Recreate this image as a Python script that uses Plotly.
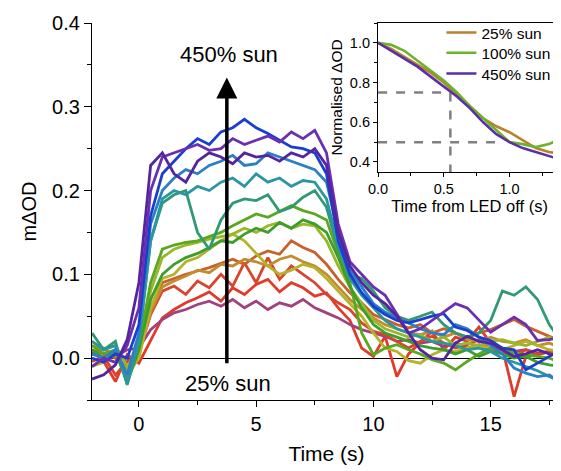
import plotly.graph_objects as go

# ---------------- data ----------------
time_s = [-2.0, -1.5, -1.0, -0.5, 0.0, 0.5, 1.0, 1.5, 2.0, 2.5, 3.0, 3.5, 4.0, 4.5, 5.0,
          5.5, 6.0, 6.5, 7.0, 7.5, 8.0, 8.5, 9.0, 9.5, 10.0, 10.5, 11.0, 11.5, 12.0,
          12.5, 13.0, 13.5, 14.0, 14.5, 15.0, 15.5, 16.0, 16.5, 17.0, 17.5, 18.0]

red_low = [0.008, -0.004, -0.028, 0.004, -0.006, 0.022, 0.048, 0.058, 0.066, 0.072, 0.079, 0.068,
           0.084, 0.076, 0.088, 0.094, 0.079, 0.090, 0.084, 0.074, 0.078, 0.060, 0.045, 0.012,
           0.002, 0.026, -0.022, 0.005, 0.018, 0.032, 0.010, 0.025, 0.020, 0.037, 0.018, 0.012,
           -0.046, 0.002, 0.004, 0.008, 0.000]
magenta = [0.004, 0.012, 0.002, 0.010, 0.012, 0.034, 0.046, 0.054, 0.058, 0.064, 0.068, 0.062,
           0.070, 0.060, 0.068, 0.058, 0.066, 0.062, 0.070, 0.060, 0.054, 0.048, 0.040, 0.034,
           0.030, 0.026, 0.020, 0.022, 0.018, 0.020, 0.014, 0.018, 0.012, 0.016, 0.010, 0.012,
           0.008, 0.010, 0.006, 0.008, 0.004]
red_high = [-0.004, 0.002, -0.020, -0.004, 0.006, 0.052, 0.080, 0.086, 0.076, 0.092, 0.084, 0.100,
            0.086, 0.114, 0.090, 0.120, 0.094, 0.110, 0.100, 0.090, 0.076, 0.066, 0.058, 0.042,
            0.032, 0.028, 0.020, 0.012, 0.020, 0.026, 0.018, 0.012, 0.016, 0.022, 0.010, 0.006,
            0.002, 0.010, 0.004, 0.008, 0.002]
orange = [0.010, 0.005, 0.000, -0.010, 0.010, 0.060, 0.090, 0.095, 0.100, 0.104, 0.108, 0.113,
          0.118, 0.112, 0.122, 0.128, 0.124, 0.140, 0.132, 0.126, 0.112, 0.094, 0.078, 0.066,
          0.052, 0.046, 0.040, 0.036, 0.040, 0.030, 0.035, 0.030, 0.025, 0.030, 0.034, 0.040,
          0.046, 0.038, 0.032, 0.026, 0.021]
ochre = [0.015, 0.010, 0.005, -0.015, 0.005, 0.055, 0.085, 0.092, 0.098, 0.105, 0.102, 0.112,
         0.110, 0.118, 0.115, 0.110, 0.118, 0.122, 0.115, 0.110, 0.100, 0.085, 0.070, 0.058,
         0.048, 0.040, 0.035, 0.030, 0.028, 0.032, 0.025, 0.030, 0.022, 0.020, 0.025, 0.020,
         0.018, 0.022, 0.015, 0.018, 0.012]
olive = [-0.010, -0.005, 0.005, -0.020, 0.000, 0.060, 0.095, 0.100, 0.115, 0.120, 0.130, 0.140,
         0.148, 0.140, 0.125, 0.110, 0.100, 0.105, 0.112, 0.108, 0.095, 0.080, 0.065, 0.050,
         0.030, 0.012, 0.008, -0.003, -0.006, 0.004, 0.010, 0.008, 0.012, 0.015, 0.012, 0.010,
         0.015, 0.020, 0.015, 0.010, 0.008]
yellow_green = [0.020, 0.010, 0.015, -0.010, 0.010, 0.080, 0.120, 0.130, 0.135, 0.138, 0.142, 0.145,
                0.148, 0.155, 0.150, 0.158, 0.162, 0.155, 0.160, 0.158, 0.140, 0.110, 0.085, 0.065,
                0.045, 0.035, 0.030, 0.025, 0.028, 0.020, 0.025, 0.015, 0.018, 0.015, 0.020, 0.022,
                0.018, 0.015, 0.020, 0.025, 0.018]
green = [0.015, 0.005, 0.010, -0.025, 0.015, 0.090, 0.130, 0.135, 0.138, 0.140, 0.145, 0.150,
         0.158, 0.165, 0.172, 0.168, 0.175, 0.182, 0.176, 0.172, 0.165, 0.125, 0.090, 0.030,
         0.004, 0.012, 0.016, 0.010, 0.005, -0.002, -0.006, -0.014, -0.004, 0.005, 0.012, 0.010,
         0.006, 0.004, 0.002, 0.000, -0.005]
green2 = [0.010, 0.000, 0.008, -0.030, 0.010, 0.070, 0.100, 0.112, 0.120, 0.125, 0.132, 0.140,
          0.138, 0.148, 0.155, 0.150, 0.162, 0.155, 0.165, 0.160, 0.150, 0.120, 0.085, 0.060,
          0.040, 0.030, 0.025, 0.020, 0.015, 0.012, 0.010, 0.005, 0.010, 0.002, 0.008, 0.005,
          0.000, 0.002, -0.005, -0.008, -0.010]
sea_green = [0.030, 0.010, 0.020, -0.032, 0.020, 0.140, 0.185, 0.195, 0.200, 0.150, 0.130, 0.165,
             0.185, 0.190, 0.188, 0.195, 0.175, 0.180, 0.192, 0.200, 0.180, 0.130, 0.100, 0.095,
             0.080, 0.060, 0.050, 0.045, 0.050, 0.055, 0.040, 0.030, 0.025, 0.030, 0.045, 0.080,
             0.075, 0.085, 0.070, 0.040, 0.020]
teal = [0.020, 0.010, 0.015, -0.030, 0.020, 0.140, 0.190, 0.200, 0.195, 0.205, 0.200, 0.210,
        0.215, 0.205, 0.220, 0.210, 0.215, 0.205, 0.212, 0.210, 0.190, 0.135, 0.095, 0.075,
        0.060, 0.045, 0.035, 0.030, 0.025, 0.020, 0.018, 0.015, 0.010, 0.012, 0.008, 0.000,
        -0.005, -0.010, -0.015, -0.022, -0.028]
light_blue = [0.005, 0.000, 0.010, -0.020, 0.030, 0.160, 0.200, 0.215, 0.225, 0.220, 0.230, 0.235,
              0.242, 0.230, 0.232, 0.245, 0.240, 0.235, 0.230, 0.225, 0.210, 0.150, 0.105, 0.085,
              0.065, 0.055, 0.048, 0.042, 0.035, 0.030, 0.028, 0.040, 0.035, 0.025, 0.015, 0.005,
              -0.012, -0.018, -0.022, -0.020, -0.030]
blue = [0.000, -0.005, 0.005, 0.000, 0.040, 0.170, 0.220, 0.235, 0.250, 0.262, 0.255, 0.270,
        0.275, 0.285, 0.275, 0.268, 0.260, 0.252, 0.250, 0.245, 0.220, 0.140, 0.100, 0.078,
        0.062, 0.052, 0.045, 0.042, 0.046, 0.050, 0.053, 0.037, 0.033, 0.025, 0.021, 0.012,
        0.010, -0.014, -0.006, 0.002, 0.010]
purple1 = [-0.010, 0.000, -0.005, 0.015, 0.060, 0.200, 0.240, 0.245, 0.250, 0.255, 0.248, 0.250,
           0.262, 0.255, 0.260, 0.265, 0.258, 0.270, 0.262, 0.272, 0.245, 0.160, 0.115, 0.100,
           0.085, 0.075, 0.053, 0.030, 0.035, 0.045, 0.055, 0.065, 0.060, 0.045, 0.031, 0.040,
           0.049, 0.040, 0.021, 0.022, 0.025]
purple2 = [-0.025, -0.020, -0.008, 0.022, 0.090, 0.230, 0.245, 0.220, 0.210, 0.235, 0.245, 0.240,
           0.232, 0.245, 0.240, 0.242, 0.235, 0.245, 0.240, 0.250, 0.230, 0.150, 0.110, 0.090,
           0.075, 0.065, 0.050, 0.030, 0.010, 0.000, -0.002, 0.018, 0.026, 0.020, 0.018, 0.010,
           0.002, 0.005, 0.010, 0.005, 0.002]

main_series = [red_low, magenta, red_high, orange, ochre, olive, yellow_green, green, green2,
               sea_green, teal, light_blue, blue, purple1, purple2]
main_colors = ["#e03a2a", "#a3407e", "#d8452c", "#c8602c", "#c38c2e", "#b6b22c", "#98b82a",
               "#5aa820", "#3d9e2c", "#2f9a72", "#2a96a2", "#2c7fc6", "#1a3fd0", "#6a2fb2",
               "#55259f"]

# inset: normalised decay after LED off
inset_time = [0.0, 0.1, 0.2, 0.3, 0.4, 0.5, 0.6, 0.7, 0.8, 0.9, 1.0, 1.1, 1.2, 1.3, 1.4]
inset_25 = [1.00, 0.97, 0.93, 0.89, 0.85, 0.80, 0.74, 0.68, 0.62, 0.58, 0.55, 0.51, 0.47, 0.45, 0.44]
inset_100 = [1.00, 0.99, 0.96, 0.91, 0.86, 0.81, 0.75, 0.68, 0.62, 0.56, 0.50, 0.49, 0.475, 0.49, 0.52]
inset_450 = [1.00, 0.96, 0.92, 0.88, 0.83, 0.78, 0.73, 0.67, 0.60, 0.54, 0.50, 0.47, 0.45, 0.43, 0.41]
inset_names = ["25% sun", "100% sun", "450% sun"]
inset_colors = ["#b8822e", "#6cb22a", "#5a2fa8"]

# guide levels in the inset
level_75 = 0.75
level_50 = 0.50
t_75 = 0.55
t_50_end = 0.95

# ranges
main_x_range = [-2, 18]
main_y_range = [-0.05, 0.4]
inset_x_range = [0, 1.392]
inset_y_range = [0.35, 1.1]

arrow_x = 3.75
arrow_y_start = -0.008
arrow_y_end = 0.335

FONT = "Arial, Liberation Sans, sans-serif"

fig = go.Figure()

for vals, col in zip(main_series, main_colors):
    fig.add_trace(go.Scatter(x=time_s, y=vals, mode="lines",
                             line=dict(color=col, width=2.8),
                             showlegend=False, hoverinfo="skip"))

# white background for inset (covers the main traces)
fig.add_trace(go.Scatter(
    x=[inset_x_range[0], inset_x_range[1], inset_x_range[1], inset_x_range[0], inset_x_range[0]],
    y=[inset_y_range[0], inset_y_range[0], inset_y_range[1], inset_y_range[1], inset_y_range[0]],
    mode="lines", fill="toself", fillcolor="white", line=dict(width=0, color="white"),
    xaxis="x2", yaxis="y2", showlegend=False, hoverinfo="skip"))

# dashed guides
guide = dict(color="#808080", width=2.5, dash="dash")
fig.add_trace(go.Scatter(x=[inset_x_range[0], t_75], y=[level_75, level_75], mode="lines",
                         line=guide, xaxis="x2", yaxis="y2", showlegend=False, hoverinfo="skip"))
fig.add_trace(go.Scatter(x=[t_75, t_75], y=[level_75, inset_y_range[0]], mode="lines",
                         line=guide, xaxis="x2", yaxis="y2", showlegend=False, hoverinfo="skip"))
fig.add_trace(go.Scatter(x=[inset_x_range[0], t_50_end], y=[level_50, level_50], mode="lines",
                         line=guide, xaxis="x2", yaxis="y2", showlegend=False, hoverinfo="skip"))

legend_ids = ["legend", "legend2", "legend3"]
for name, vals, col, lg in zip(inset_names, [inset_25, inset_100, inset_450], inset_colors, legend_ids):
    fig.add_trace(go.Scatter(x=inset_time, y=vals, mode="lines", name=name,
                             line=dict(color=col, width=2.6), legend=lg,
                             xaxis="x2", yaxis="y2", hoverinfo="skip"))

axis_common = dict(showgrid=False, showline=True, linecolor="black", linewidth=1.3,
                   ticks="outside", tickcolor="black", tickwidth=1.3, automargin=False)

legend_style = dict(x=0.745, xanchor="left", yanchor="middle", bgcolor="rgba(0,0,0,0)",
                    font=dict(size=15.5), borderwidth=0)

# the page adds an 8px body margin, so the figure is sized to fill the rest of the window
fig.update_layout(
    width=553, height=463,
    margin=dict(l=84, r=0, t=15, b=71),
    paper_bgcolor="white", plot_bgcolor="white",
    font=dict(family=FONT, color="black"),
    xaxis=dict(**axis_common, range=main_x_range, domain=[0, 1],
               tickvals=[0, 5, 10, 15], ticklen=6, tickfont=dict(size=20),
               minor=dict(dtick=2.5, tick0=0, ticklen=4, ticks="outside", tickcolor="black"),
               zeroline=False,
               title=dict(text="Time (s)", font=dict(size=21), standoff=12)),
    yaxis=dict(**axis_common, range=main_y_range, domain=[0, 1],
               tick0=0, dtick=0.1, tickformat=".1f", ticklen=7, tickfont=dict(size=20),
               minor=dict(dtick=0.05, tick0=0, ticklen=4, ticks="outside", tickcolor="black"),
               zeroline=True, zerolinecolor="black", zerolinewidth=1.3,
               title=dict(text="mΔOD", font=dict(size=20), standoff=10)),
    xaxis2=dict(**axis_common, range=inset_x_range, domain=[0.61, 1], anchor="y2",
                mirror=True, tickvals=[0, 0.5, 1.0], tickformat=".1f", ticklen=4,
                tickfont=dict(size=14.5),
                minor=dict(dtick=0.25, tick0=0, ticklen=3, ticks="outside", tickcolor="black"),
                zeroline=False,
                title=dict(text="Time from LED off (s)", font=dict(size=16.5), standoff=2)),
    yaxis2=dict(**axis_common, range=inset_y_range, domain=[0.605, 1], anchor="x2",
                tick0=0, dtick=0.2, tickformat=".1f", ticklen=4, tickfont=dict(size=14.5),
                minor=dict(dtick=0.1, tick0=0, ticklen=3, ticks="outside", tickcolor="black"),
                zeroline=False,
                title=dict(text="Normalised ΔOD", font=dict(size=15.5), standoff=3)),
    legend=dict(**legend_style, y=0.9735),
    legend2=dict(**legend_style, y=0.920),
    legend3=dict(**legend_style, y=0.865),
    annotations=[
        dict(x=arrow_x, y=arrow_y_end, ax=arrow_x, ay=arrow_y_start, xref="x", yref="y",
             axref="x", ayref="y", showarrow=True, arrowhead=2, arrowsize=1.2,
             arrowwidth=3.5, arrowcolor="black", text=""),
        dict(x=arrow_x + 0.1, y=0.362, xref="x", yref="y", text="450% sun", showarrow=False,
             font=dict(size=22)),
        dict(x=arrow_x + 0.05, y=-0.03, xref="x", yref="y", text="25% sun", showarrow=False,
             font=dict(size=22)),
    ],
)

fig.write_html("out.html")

#### [INSTRUCTIONS FOR THE TASK]
With the pictures left out, restate word for word every line of the data above, from the first down to the line that contains "17.0, 17.5, 18.0]".

#### [FULL SOLUTION]
Recreate this image as a Python script that uses Plotly.
import plotly.graph_objects as go

# ---------------- data ----------------
time_s = [-2.0, -1.5, -1.0, -0.5, 0.0, 0.5, 1.0, 1.5, 2.0, 2.5, 3.0, 3.5, 4.0, 4.5, 5.0,
          5.5, 6.0, 6.5, 7.0, 7.5, 8.0, 8.5, 9.0, 9.5, 10.0, 10.5, 11.0, 11.5, 12.0,
          12.5, 13.0, 13.5, 14.0, 14.5, 15.0, 15.5, 16.0, 16.5, 17.0, 17.5, 18.0]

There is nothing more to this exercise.